Ideas

Sometimes You Have to Shake the Dust Off Your Feet

Columnist

Walking out is a way of responding to institutional toxicity.

Renan Lima / Pexels / Edits by Rick Szuecs

One of the most frustrating—but ultimately liberating—experiences during my three decades of pastoral ministry was resigning from a predominately white urban church in a largely African American city. Many of the hundreds of attendees appreciated my ministry as a preacher, teacher, leader, musician, husband, and father. Yet there was an influential minority of suburbanites—swayed by issues related to race and socioeconomics—whose opposition undermined my leadership.

My oldest child, remembering the challenges of being a young African American man in that church, has often said, “Dad, you need to write a book and name names!” My son knows I tried to live out a genuine multiethnic ministry despite its recently critiqued hardships.

I resisted writing a cathartic, “tell-all” book, but in my mentoring of young pastors, I did try, like Paul, to share the gospel as well as my life (1 Thess. 2:8). Resigning as a pastor from that church was a painful leap of faith. I did not have another position lined up. But being unemployed was better than being minimized and demoralized.

A significant recent exodus from the Southern Baptist Convention has included high-profile figures like Beth Moore and Charlie Dates’s Progressive Baptist Church. Jemar Tisby’s story, which he recently shared in an interview detailing his exit from white evangelical spaces, resonated with Christians of color and women who risked bringing their whole selves to Christian organizations that claimed to value diversity, then got pummeled by the realities of life within white supremacist patriarchies.

All departures are hard, yet all have life-giving potential. Those who leave often find eventual invigoration through renewed vision, fresh insights, and recovery of their voice and personhood. The organizations left behind have the potential to learn important lessons too.

Some Christian institutions will defend their reputations by appealing to Scriptures that condemn false teaching (such as Jude v. 4). Their intent is to discredit those who leave. Such condemnation is unhelpful and often inaccurate. People like me who left didn’t do so because we embraced historically heretical ideas. We left because the institution was toxic.

After preaching in a predominately white church, I found out that the leaders who prayed for me shared racist jokes before I arrived. I voiced my concerns to denominational leaders, but they denied any existence of racism and got upset with me for even suggesting the idea. I shook their dust off my feet and moved on (Mark 6:11).

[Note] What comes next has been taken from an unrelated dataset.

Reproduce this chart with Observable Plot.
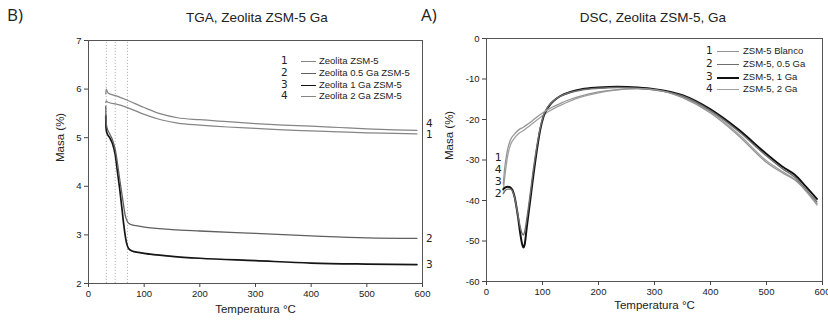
<!DOCTYPE html>
<html>
<head>
<meta charset="utf-8">
<script src="https://cdn.jsdelivr.net/npm/d3@7"></script>
<script src="https://cdn.jsdelivr.net/npm/@observablehq/plot@0.6"></script>
<style>
  body { margin: 0; background: #fff; }
  #wrap { position: relative; width: 828px; height: 323px; background: #fff; overflow: hidden; font-family: "Liberation Sans", Arial, sans-serif; }
  .panel { position: absolute; top: 0; }
  .title { position: absolute; top: 11px; font-size: 13.5px; color: #222; text-align: center; width: 240px; line-height: 1; }
  .tag { position: absolute; top: 6px; font-family: "Open Sans", sans-serif; font-size: 17px; color: #222; line-height: 1; }
  .legend { position: absolute; font-size: 9.5px; color: #222; }
  .legend .row { position: absolute; height: 0; }
  .legend .num { position: absolute; font-family: "DejaVu Sans", sans-serif; font-size: 10.5px; line-height: 1; }
  .legend .sw { position: absolute; height: 0; }
  .legend .lab { position: absolute; white-space: nowrap; line-height: 1; }
</style>
</head>
<body>
<div id="wrap">
  <div id="tga" class="panel" style="left:0px"></div>
  <div id="dsc" class="panel" style="left:440px"></div>
  <div class="tag" style="left:7px">B)</div>
  <div class="tag" style="left:421px">A)</div>
  <div class="title" style="left:137px">TGA, Zeolita ZSM-5 Ga</div>
  <div class="title" style="left:533px">DSC, Zeolita ZSM-5, Ga</div>
  <div id="legTGA" class="legend" style="left:281px; top:61px"></div>
  <div id="legDSC" class="legend" style="left:706px; top:51px"></div>
</div>
<script>
// ---------- TGA data ----------
const tgaNames = ["Zeolita ZSM-5", "Zeolita 0.5 Ga ZSM-5", "Zeolita 1 Ga ZSM-5", "Zeolita 2 Ga ZSM-5"];
const tgaColors = ["#858585", "#5f5f5f", "#151515", "#858585"];
const tgaWidths = [1.2, 1.3, 1.7, 1.2];

const tgaT1 = [31, 32, 35, 50, 70, 100, 130, 160, 200, 250, 300, 350, 400, 450, 500, 550, 590];
const tgaM1 = [5.72, 5.76, 5.73, 5.69, 5.62, 5.48, 5.37, 5.30, 5.26, 5.22, 5.19, 5.16, 5.14, 5.12, 5.10, 5.09, 5.08];

const tgaT2 = [31, 31.5, 33, 38, 43, 48, 52, 56, 61, 66, 70, 75, 85, 100, 150, 200, 300, 400, 500, 590];
const tgaM2 = [5.65, 5.35, 5.22, 5.08, 4.96, 4.76, 4.48, 4.15, 3.77, 3.40, 3.27, 3.22, 3.19, 3.16, 3.11, 3.08, 3.03, 2.98, 2.94, 2.93];

const tgaT3 = [31, 31.5, 33, 38, 43, 48, 52, 56, 60, 64, 68, 72, 78, 90, 100, 150, 200, 300, 400, 500, 590];
const tgaM3 = [5.45, 5.20, 5.10, 5.00, 4.88, 4.65, 4.30, 3.95, 3.55, 3.15, 2.85, 2.72, 2.67, 2.64, 2.62, 2.56, 2.52, 2.47, 2.42, 2.40, 2.39];

const tgaT4 = [31, 32, 35, 50, 70, 100, 130, 160, 200, 250, 300, 350, 400, 450, 500, 550, 590];
const tgaM4 = [5.90, 6.00, 5.92, 5.86, 5.77, 5.62, 5.49, 5.41, 5.37, 5.33, 5.29, 5.26, 5.24, 5.21, 5.18, 5.16, 5.15];

const tgaMarkers = [32, 48, 70];           // dotted vertical guides (°C)
const tgaEndLabels = ["1", "2", "3", "4"];
const tgaYTicks = [2, 3, 4, 5, 6, 7];
const xTicks = [0, 100, 200, 300, 400, 500, 600];

// ---------- DSC data ----------
const dscNames = ["ZSM-5 Blanco", "ZSM-5, 0.5 Ga", "ZSM-5, 1 Ga", "ZSM-5, 2 Ga"];
const dscColors = ["#959595", "#6e6e6e", "#111111", "#a0a0a0"];
const dscWidths = [1.3, 1.4, 2.0, 1.3];

const dscT1 = [30, 32, 35, 38, 43, 50, 58, 66, 73, 82, 90, 100, 110, 120, 132, 150, 168, 200, 234, 270, 300, 350, 400, 450, 500, 530, 550, 570, 590];
const dscV1 = [-36.0, -32.6, -29.5, -27.2, -25.0, -23.6, -22.5, -21.9, -21.2, -20.3, -19.4, -18.4, -17.5, -16.8, -16.0, -15.0, -14.2, -13.2, -12.6, -12.4, -12.6, -14.6, -18.4, -24.0, -30.6, -33.3, -34.9, -37.5, -40.8];

const dscT2 = [30, 33, 38, 43, 50, 56, 61, 64, 66, 68, 72, 78, 84, 90, 96, 102, 110, 120, 132, 150, 170, 200, 234, 270, 300, 350, 400, 450, 500, 530, 550, 570, 590];
const dscV2 = [-38.3, -37.6, -37.2, -37.2, -39.2, -43.5, -47.0, -48.3, -48.5, -47.8, -44.5, -38.5, -32.0, -26.5, -22.0, -18.9, -16.8, -15.3, -14.2, -13.3, -12.7, -12.3, -12.1, -12.3, -12.7, -14.2, -17.8, -22.9, -29.0, -32.3, -34.2, -37.2, -40.3];

const dscT3 = [30, 33, 38, 43, 50, 56, 61, 64, 66, 68, 72, 78, 84, 90, 96, 102, 110, 120, 132, 150, 170, 200, 234, 270, 300, 350, 400, 450, 500, 530, 550, 570, 590];
const dscV3 = [-37.2, -36.8, -36.6, -36.8, -39.0, -43.8, -48.8, -51.0, -51.6, -51.0, -46.5, -40.0, -33.5, -27.5, -22.5, -19.2, -17.0, -15.4, -14.2, -13.2, -12.5, -12.1, -11.9, -12.1, -12.5, -14.0, -17.5, -22.5, -28.5, -31.8, -33.6, -36.5, -39.6];

const dscT4 = [30, 32, 35, 38, 43, 50, 58, 66, 73, 82, 90, 100, 110, 120, 132, 150, 168, 200, 234, 270, 300, 350, 400, 450, 500, 530, 550, 570, 590];
const dscV4 = [-37.5, -35.0, -31.5, -28.8, -26.2, -24.6, -23.4, -22.7, -22.0, -21.0, -20.1, -19.1, -18.1, -17.3, -16.5, -15.4, -14.5, -13.4, -12.7, -12.4, -12.6, -14.5, -18.1, -23.6, -30.2, -33.0, -34.7, -37.6, -41.1];

const dscStartLabels = ["1", "4", "3", "2"];
const dscStartLabelV = [-29.4, -32.4, -35.3, -38.2];
const dscStartLabelT = [21, 21, 21, 21];
const dscYTicks = [-60, -50, -40, -30, -20, -10, 0];

// ---------- build ----------
function series(names, Ts, Vs) {
  const rows = [];
  names.forEach((n, i) => Ts[i].forEach((t, j) => rows.push({s: i, name: n, t, v: Vs[i][j]})));
  return rows;
}
const tgaRows = series(tgaNames, [tgaT1, tgaT2, tgaT3, tgaT4], [tgaM1, tgaM2, tgaM3, tgaM4]);
const dscRows = series(dscNames, [dscT1, dscT2, dscT3, dscT4], [dscV1, dscV2, dscV3, dscV4]);

const tgaEnds = [tgaT1, tgaT2, tgaT3, tgaT4].map((T, i) => {
  const M = [tgaM1, tgaM2, tgaM3, tgaM4][i];
  return {label: tgaEndLabels[i], t: T[T.length - 1], v: M[M.length - 1]};
});
const dscStarts = dscStartLabels.map((l, i) => ({label: l, t: dscStartLabelT[i], v: dscStartLabelV[i]}));

const axisStyle = {fontFamily: "Liberation Sans, Arial, sans-serif", fontSize: "9.5px", color: "#1a1a1a", background: "transparent", overflow: "visible"};

function lines(rows, colors, widths) {
  return colors.map((c, i) => Plot.line(rows.filter(r => r.s === i), {x: "t", y: "v", stroke: c, strokeWidth: widths[i], curve: "monotone-x"}));
}
const endLabel = (d, dy) => Plot.text([d], {x: "t", y: "v", text: "label", dx: 9, dy, textAnchor: "start", fontSize: 10.5, fontFamily: "DejaVu Sans, sans-serif", fill: "#222"});

const tga = Plot.plot({
  width: 440, height: 323,
  marginLeft: 88, marginRight: 18, marginTop: 40, marginBottom: 40,
  style: axisStyle,
  x: {domain: [0, 600]},
  y: {domain: [2, 7]},
  marks: [
    Plot.ruleX(tgaMarkers, {y1: 2, y2: 7, stroke: "#b5b5b5", strokeDasharray: "1.2,1.8", strokeWidth: 1}),
    ...lines(tgaRows, tgaColors, tgaWidths).reverse(),
    Plot.frame({stroke: "#555", strokeWidth: 1}),
    Plot.axisX({ticks: xTicks, tickSize: 4, tickPadding: 3, label: null, stroke: "#444", tickFormat: d => String(d)}),
    Plot.axisY({ticks: tgaYTicks, tickSize: 4, tickPadding: 3, label: null, stroke: "#444", tickFormat: d => String(d)}),
    endLabel(tgaEnds[0], 1),
    endLabel(tgaEnds[1], 0),
    endLabel(tgaEnds[2], 0),
    endLabel(tgaEnds[3], -7),
    Plot.text(["Masa (%)"], {frameAnchor: "left", dx: -28, rotate: -90, fontSize: 11.5, fill: "#222"}),
    Plot.text(["Temperatura °C"], {frameAnchor: "bottom", dy: 29, fontSize: 11.5, fill: "#222"})
  ]
});
document.getElementById("tga").appendChild(tga);

const dsc = Plot.plot({
  width: 388, height: 323,
  marginLeft: 46, marginRight: 6, marginTop: 38, marginBottom: 42,
  style: axisStyle,
  x: {domain: [0, 600]},
  y: {domain: [-60, 0]},
  marks: [
    ...lines(dscRows, dscColors, dscWidths).reverse(),
    Plot.frame({stroke: "#555", strokeWidth: 1}),
    Plot.axisX({ticks: xTicks, tickSize: 4, tickPadding: 3, label: null, stroke: "#444", tickFormat: d => String(d)}),
    Plot.axisY({ticks: dscYTicks, tickSize: 4, tickPadding: 3, label: null, stroke: "#444", tickFormat: d => String(d)}),
    Plot.text(dscStarts, {x: "t", y: "v", text: "label", fontSize: 11, fontFamily: "DejaVu Sans, sans-serif", fill: "#222"}),
    Plot.text(["Masa (%)"], {frameAnchor: "left", dx: -37, rotate: -90, fontSize: 11.5, fill: "#222"}),
    Plot.text(["Temperatura °C"], {frameAnchor: "bottom", dy: 27, fontSize: 11.5, fill: "#222"})
  ]
});
document.getElementById("dsc").appendChild(dsc);

// ---------- legends ----------
function legend(el, names, colors, widths, step, numX, swX, swW, labX) {
  names.forEach((n, i) => {
    const row = document.createElement("div");
    row.className = "row";
    row.style.top = (i * step) + "px";
    row.innerHTML =
      `<span class="num" style="left:${numX}px; top:-6px">${i + 1}</span>` +
      `<span class="sw" style="left:${swX}px; top:0px; width:${swW}px; border-top:${widths[i]}px solid ${colors[i]}"></span>` +
      `<span class="lab" style="left:${labX}px; top:-5px">${n}</span>`;
    el.appendChild(row);
  });
}
legend(document.getElementById("legTGA"), tgaNames, tgaColors, tgaWidths, 11.8, 0, 20, 15, 38);
legend(document.getElementById("legDSC"), dscNames, dscColors, dscWidths, 12.8, 0, 11, 22, 37);
</script>
</body>
</html>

Leaving can be a prophetic act that outs institutional toxicity. Jeremiah famously stood outside Jerusalem’s temple, at its gates, crying out for repentance and reformation (Jer. 7:1–3). He risked telling the truth to get God’s people back on the right track. He indicted a toxic temple system as a cover for injustice: “Has this house, which bears my Name, become a den of robbers to you?” (v. 11).

Pay attention to the wounded faithful who exit. Their words may be the word of the Lord.

Jesus reran Jeremiah as he upended the moneychangers’ tables (Matt. 21:13). Old Testament scholar Walter Brueggemann observes, “The temple and its royal liturgy are exposed as tools of social control, which in a time of crisis will not keep their grand promises. The temple is shown to be not an embodiment of transcendence, but simply an arena for social manipulation.”

Departures don’t happen cavalierly; they come after intense soul-searching and prayer. Institutions must likewise engage in self-examination and confront core values that only devalue. Eloquent statements in white institutions about equity and diversity too often end up tokenizing ethnic minorities. Christian history contains epic moments of reforming dissent. Pay attention to the wounded faithful who exit. Their words may be the word of the Lord.

Perhaps one day I will write that memoir, highlighting my struggle to find an ecclesial home. I’ve learned to trust my own dissenting voice, mustering the courage to rage against institutional injustice. I pray those who confess allegiance to Jesus will muster the courage to listen to the leavers and face up to their own sins. Just as it takes agitation to clean clothes, it takes the agitation of prophets to clean up institutions.